[BEGIN Available data]
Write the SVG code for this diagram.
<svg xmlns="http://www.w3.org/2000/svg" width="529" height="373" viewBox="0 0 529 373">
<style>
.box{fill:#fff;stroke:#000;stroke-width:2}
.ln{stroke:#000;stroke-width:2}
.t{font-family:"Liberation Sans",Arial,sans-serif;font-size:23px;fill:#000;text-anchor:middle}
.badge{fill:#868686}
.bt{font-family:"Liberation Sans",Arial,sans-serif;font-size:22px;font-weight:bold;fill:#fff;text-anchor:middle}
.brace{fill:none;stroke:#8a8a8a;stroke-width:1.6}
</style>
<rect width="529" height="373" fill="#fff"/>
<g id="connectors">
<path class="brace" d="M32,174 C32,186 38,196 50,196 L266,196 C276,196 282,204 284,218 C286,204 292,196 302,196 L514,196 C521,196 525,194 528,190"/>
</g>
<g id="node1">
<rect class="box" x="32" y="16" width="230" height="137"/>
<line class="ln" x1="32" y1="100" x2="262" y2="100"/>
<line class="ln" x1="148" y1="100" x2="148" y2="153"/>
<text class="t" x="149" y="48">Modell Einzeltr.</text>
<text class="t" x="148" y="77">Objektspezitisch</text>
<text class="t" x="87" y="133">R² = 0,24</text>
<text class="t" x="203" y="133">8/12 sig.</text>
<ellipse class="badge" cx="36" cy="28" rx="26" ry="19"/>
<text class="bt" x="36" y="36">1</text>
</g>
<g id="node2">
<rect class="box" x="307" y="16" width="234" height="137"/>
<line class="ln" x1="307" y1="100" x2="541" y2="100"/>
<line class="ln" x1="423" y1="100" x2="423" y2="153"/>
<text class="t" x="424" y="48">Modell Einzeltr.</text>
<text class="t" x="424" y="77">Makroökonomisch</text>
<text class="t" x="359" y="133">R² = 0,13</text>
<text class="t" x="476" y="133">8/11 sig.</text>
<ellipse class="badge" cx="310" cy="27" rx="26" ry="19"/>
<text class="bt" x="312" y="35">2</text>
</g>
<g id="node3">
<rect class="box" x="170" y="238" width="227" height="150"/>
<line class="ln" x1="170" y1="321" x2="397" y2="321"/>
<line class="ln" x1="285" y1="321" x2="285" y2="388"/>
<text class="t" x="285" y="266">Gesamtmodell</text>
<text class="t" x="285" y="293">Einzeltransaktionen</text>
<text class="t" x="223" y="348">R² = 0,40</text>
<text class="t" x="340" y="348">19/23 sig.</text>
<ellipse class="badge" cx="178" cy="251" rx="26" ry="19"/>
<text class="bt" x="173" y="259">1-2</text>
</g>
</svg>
[END Available data]
## What you need to do
Extract the listing in its entirety and repeat it exactly.

## Correct response
Write the SVG code for this diagram.
<svg xmlns="http://www.w3.org/2000/svg" width="529" height="373" viewBox="0 0 529 373">
<style>
.box{fill:#fff;stroke:#000;stroke-width:2}
.ln{stroke:#000;stroke-width:2}
.t{font-family:"Liberation Sans",Arial,sans-serif;font-size:23px;fill:#000;text-anchor:middle}
.badge{fill:#868686}
.bt{font-family:"Liberation Sans",Arial,sans-serif;font-size:22px;font-weight:bold;fill:#fff;text-anchor:middle}
.brace{fill:none;stroke:#8a8a8a;stroke-width:1.6}
</style>
<rect width="529" height="373" fill="#fff"/>
<g id="connectors">
<path class="brace" d="M32,174 C32,186 38,196 50,196 L266,196 C276,196 282,204 284,218 C286,204 292,196 302,196 L514,196 C521,196 525,194 528,190"/>
</g>
<g id="node1">
<rect class="box" x="32" y="16" width="230" height="137"/>
<line class="ln" x1="32" y1="100" x2="262" y2="100"/>
<line class="ln" x1="148" y1="100" x2="148" y2="153"/>
<text class="t" x="149" y="48">Modell Einzeltr.</text>
<text class="t" x="148" y="77">Objektspezitisch</text>
<text class="t" x="87" y="133">R² = 0,24</text>
<text class="t" x="203" y="133">8/12 sig.</text>
<ellipse class="badge" cx="36" cy="28" rx="26" ry="19"/>
<text class="bt" x="36" y="36">1</text>
</g>
<g id="node2">
<rect class="box" x="307" y="16" width="234" height="137"/>
<line class="ln" x1="307" y1="100" x2="541" y2="100"/>
<line class="ln" x1="423" y1="100" x2="423" y2="153"/>
<text class="t" x="424" y="48">Modell Einzeltr.</text>
<text class="t" x="424" y="77">Makroökonomisch</text>
<text class="t" x="359" y="133">R² = 0,13</text>
<text class="t" x="476" y="133">8/11 sig.</text>
<ellipse class="badge" cx="310" cy="27" rx="26" ry="19"/>
<text class="bt" x="312" y="35">2</text>
</g>
<g id="node3">
<rect class="box" x="170" y="238" width="227" height="150"/>
<line class="ln" x1="170" y1="321" x2="397" y2="321"/>
<line class="ln" x1="285" y1="321" x2="285" y2="388"/>
<text class="t" x="285" y="266">Gesamtmodell</text>
<text class="t" x="285" y="293">Einzeltransaktionen</text>
<text class="t" x="223" y="348">R² = 0,40</text>
<text class="t" x="340" y="348">19/23 sig.</text>
<ellipse class="badge" cx="178" cy="251" rx="26" ry="19"/>
<text class="bt" x="173" y="259">1-2</text>
</g>
</svg>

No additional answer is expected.